Nevertheless, officials are urging you to make your preparations now. Which is what officials always do. Remember, though, they are trying to make decisions that will cause them the least political grief and this may be at variance with what causes you the least stress.  The fact is evacuating can be difficult, expensive, and even dangerous. It can also be the right thing to do but that will depend on factors particular to your own situation. Everyone's mileage varies here so your preparations should account for the needs of yourself and your family rather than whatever the blanket pronouncements of the officials happen to be.

Your decision might depend on something as personal as your family's tolerance for living several days without air conditioning during the summer.  Or it might have to do with larger issues such as the status of the flood protection system relative to your location.

The new $14.5 billion levee system encircling New Orleans includes some of the latest engineering advances and has been deemed the city’s best ever.

But, as expected, the delta it sits on is sinking so fast that most of the levees will have to be raised over the next 10 years to keep the area qualified for federal flood insurance.

That process began Wednesday, when the Southeast Louisiana Flood Protection Authority-East’s coastal advisory committee presented a list of levee sections that it recommended lifting in the near future.

The full board approved that resolution Thursday and decided to start planning exactly how it will raise the levees.

Lifting these levee sections would cost up to an estimated $37 million, with up to $17 million spent lifting the all of the levee sections along the Lake Pontchartrain shoreline in Jefferson Parish. This portion could cost as little as $10 million if it is determined that the additional height would not require stability berms.

The other $20 million would go toward levee lifts in eastern New Orleans.

None of the levee sections is now below the heights required to meet the system’s standard of protecting against the 100-year storm – a storm with a 1 percent chance of happening every year – but the sections could be below these heights as soon as next year.  The early start is a cost-saving measure.
Keep in mind, also, that even those of us on high ground inside of the protection system could still be relying on a suspect temporary pumping system in case of a storm that drops heavy rainfall.  So, even if you are planning to ride out a small to medium sized storm... which is what I am planning to do... there are potential hazards involved.

Meanwhile we are moving from Festival Season (Tomato Fest is basically the closer next weekend) into Hurricane Season.  So you will notice much of the city beginning to shut down now that the tourists are less plentiful and nobody actually lives here.

For instance, it's safe to assume nobody will need the St.
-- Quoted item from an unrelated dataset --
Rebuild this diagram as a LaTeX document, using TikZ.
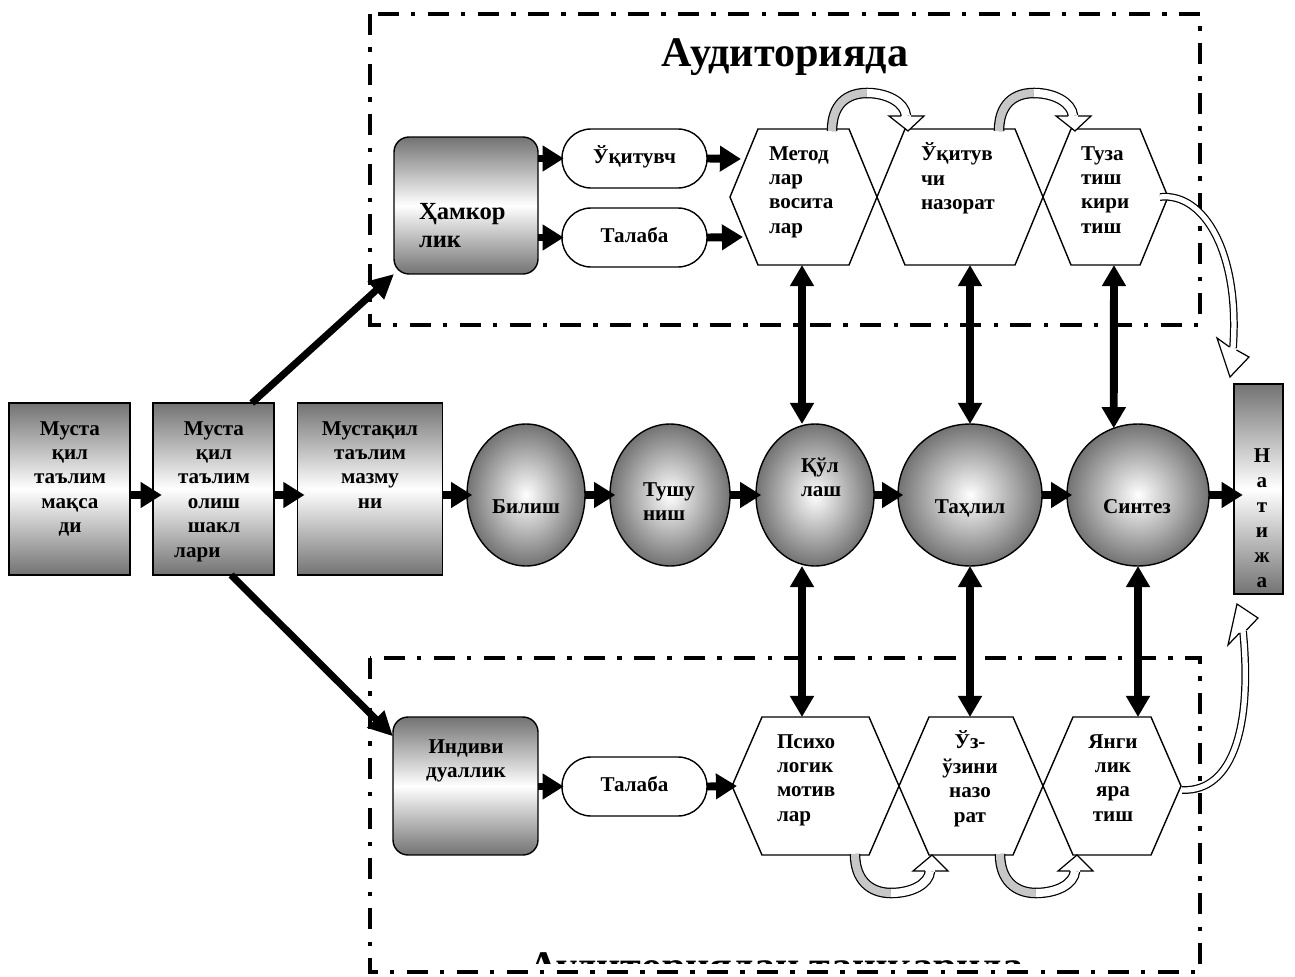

Charles streetcar for a few months.

Streetcar service through the Uptown area will be interrupted in three phases over the summer in order to accommodate the SELA drainage project, RTA officials told Carrollton residents on Monday night.

The first phase of interruptions will run from May 31 to July 11. The streetcars will operate between Canal Street and Erato Street, but from Erato Street to Webster Street there will be buses. From Webster Street to Carrolton and Claiborne, the streetcar will continue to run, said Gerard Guter, director of transportation at of the New Orleans RTA.

“Through the three months of this project, we will keep the streetcar running from Webster to Claiborne,” Guter said.

The second phase of interruptions will be from July 12 to Aug. 8.

“In that phase we are going to run buses from Canal street to Webster street,” Guter said. “When the bus gets to Webster, passengers will have the option of staying on the bus to Carrollton and Claiborne, or getting off at Webster if you want to continue to ride on the streetcar into Carrolton and Claiborne area.”

According to RTA, the third phase will return to the same configuration as the first — with streetcars resuming service between Canal and Erato — and will last from Aug. 8 to Sept. 5.

Streetcar out for summer

It's getting hard for those of us living within the SELA demilitarized zone.  I'm lucky enough to have an easily bikeable commute which relieves some of the stress. But on the days I need the car.. such as when it's raining which is A LOT of the time this part of the year... it becomes an obstacle course. 

And then there is the parking issue.
No longer is it just the headache of street closures and detours, but now residents living on one side of Jefferson Avenue are being ticketed for parking on the only accessible streets near their homes.

"My first (ticket) was Friday morning and then I got one this afternoon," said Quincy Crawford, who lives in the 2700 block of Jefferson.

For more than a year, the Crawfords and their neighbors have dealt with the hassle of ongoing construction on Jefferson, where the Army Corps of Engineers is digging new underground drainage canals.

"So the last year, we have not been able to access our driveway or get to the front of our house," Crawford said. "Everyone is coming into the street going forward, parking on both sides of the street and the only way to get out is to come back in reverse. So it's not ideal to begin with, but now they've started to give out parking tickets."

Crawford and her husband have been ticketed three times since Friday, including twice on Monday.
For those who are having a hard time coping, there was a townhall meeting tonight specifically for residents who wanted to shout into the void and/or at a councilperson about all of this.  Can't wait to read about how that went. Has to be at least as funny as TEDx.